I love the shadows that are created in this station due to the design. What struck me about this shot was the expanse between the two men.
A Summer sunset to remember from this past August.
The creativity you see when you walk around Shoreditch is very inspiring to me.
Six-tenths of a second is all you need to show the controlled chaos that is Canary Wharf.
By far my favourite station to photograph. So many great lines. You have to be quick though. I was questioned immediately after I took this shot about what I was doing. Luckily my smooth American accent did the trick.
It’s hard to find a new perspective of this icon but low tide provided this opportunity.
One of the great things about London for photographers is the varying angles of the Sun. There are always new shadows to find.
One of the great things about taking photographs early in the morning is that nobody is around when you lay flat on the ground to get a shot like this.
The best light trails are the ones where they turn the roads into works of art.
Such a magnificent building inside and out.

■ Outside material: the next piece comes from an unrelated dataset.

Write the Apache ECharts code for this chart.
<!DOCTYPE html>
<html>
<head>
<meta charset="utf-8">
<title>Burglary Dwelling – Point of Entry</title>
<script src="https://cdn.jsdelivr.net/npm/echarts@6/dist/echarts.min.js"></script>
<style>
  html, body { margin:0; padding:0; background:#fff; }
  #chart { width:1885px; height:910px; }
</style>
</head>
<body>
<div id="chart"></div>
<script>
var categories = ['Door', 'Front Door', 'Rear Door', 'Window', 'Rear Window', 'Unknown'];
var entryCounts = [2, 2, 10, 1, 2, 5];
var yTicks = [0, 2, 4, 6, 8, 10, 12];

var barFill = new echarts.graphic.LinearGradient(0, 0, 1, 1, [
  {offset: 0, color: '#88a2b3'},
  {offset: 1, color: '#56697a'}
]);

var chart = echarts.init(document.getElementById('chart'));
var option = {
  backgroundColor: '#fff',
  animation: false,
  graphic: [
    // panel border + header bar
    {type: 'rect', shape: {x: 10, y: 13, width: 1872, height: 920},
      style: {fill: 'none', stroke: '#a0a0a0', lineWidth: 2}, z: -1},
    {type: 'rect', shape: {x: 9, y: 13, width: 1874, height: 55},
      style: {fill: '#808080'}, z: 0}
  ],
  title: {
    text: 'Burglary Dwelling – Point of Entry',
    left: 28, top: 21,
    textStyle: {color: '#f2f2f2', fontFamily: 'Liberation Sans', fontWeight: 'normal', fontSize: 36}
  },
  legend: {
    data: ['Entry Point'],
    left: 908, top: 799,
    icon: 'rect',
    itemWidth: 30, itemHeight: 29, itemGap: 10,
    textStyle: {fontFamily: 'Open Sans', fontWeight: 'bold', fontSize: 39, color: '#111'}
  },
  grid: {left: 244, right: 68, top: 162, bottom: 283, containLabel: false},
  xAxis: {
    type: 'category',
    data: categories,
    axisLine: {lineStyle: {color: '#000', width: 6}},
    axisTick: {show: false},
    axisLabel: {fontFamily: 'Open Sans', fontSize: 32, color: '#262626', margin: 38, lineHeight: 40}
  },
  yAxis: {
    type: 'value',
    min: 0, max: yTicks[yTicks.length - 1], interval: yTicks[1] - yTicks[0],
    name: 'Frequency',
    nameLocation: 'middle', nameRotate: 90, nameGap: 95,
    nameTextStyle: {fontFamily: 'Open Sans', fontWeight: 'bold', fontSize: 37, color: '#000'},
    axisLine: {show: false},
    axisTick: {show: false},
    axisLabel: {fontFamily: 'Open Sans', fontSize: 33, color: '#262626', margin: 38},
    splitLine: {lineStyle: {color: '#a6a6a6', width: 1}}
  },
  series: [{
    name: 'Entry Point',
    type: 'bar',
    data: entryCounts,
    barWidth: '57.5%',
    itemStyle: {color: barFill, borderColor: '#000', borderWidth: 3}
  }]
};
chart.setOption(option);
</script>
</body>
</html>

Sometimes I wish it was this empty inside as well.
If you have not spent hours walking around and in these gorgeous structures you are doing yourself a disservice.
One of the most frequently photographed locations in London. If you want to get this shot without the pesky people getting in the way, get here early.
Justice is always watching even when you do not know it.
Sunrise on the Serpentine in Hyde Park is such a beautiful thing.
Remnants of the night before strewn along the side of the street.
Another low tide gem. You have to love this skyline.
The morning commute sometimes feels like an assembly line.